Saturday, September 14, 2024

"Trouble In Paradise" by Jarreau

1983 / #63

Rate Your Music score: 3.04 out of 5!

Ever spend decades trying to identify an old song you used to hear?

AM radio in our area in the early 1980s was in an MOR malaise. When a local AM station finally switched to a new format of current rock, my parents refused to add it to the presets on the car radio for months. I listened to this station on the way to and from school in 5th grade, but that was a pretty short distance, and my parents usually controlled the radio the rest of the time.

This means much of the music I heard on the car radio was geared to a grownup fan base. I wouldn't say this music was always bad. Some of it is at least listenable, and most of it reached the pop chart. But this softer music just wasn't what I was usually interested in when I was young.

Music evokes memories. For 40 years, I had the opening of a song stuck in my head that I couldn't identify. I associated it with all of the zillion stations that played music for the oldsters - and, by extension, their angry lectures that were so common then. How I longed for those days! At least that was better than putting up with The Today Show lately.

Just recently, with the help of YouTube, I figured out this unidentified song was a lost hit by Al Jarreau - back when he used only his last name. It turns out that it was popular right when the MOR madness was starting to let up for a few years. It never went away completely, of course, but it was less of a factor through the mid-1980s.

This wasn't the only oldie that took a long time for me to identify. I identified "Romeo's Tune" by Steve Forbert about 10 years after it was popular. I know there was a 1960s-era song that used a melody that's strikingly similar to a longtime opening theme to National Geographic specials, but I can't identify it. A YouTube commenter called the National Geographic theme "the music of intelligence", because those specials were indeed much smarter than the crap that fills the TV airwaves now.

Tuesday, September 10, 2024

"Take It Away" by Paul McCartney

1982 / #10

Rate Your Music score: 3.78 out of 5!

Time for some 4th grade memories!

When I entered 4th grade, "Take It Away" was one of the songs everyone in my class absolutely loved. The others were "Eye Of The Tiger" by Survivor and "Don't Fight It" by Kenny Loggins with Steve Perry. Someone even brang a record of Kenny and Steve's hit to class one day. I don't know why, because it's not like the school would let us wear down the motor in their precious record player by listening to it.

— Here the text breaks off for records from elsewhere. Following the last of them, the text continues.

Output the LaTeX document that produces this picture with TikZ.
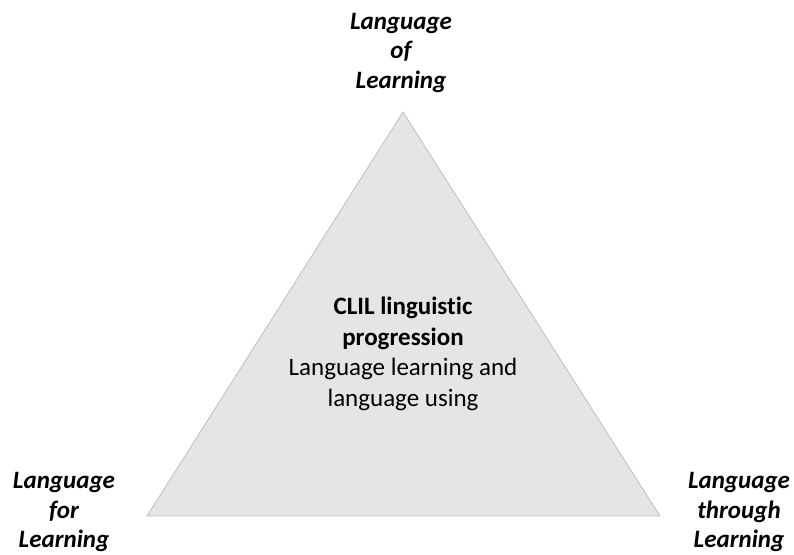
\documentclass[tikz,border=0pt]{standalone}
\usepackage{fontspec}
\setmainfont{Carlito}[Ligatures=NoCommon]
\begin{document}
\begin{tikzpicture}[x=1pt,y=1pt]
			\tikzstyle{corner}=[align=center,inner sep=0pt,font=\fontsize{25}{29.5}\selectfont\bfseries\itshape]
			\tikzstyle{middle}=[align=center,inner sep=0pt,font=\fontsize{25}{30.5}\selectfont]
			\useasboundingbox (0,0) rectangle (794,554);
			\coordinate (v_1) at (403,442);
			\coordinate (v_2) at (147,38);
			\coordinate (v_3) at (660,38);
			\draw[fill=black!10,draw=black!25,line width=0.8pt] (v_1) -- (v_2) -- (v_3) -- cycle;
			\node[corner] (l_1) at (401,501) {Language\\of\\Learning};
			\node[corner] (l_2) at (64,42) {Language\\for\\Learning};
			\node[corner] (l_3) at (739,42) {Language\\through\\Learning};
			\node[middle] (c) at (403,200) {\textbf{CLIL linguistic}\\\textbf{progression}\\Language learning and\\language using};
		\end{tikzpicture}
\end{document}
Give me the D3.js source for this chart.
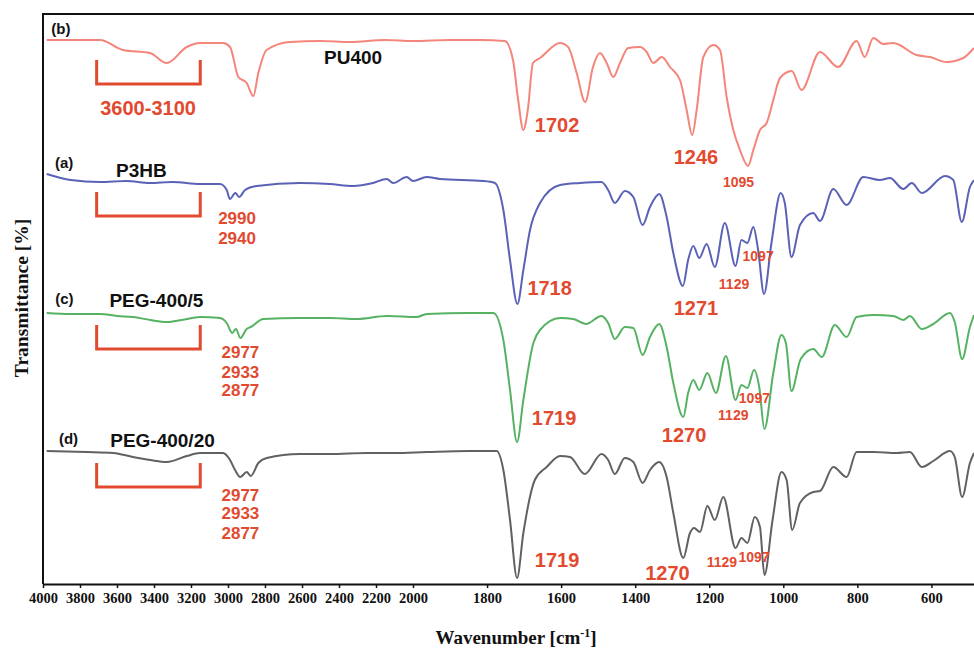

"Take It Away" inspired some obvious commentary during serious school projects. One day, there was an assignment we had to read in front of the class. One student stood up to read his assignment, and the teacher said, "Take it away." I knew exactly what would happen next. Another student immediately lapsed into a rousing chorus of the Paul McCartney tune.

The teacher was MAD!!!!!

I got kicked out of her class for good in the middle of the school year. Teachers there had a higher turnover rate than students did though. That was the year the school replaced 75% of its instructors.

People remembered "Take It Away" years after it misappeared from radio. When I was a high school freshman, science class was taught by an aging nun. One day, a student was playing with some toy in class, like a yo-yo or something. The nun angrily warned, "Put it away or I'll take it away."

Guess what happened? Yep! That rousing chorus was again heard!

This is like when my 1st grade teacher sent kids to the "time-out room" and said, "Let's go." That was when the Cars had a hit with that title, so somebody would inevitably erupt in song.

Take it away!

Saturday, September 7, 2024

"Club At The End Of The Street" by Elton John

1990 / #28

Rate Your Music score: 2.87 out of 5!

Even superstars have lost hits.

The year 1989 saw stunning comebacks of acts who enjoyed their peaks of success in the 1970s. We had "One" by the Bee Gees, "This Time I Know It's For Real" by Donna Summer, and "Call It Love" by Poco - all of which are now lost hits. I remember that Power 94½ began playing each of those hits weeks before Q-102 did. That was true of most new records, in fact. Those tracks are in a different category from "Soldier Of Love" by Donny Osmond, because I just assumed Donny was politically connected enough that stations would add him right out of the box. He has espoused some right-wing stances in interviews. True to form, his record charted higher than the others.

Elton John never needed a comeback, because he was always putting out hit after hit. The lost hit we're profiling in this entry helped vault him into the 1990s.

It's about a club at the end of the street.

Most folks I knew didn't have a club at the end of their street. They usually had a trash dump, an ill-placed stop sign, or a creek where people threw bodies, but rarely a club. Not even a Honeycomb Hideout. But Elton took exception to this misrule.

This song is noteworthy because of what happened one weekend at an important family gathering at my grandparents' house. This record kept coming on the radio, and I kept calling it "Club On Sesame Street." A younger cousin thought that was absolutely hilarious.

It was one of the highlights of the decade!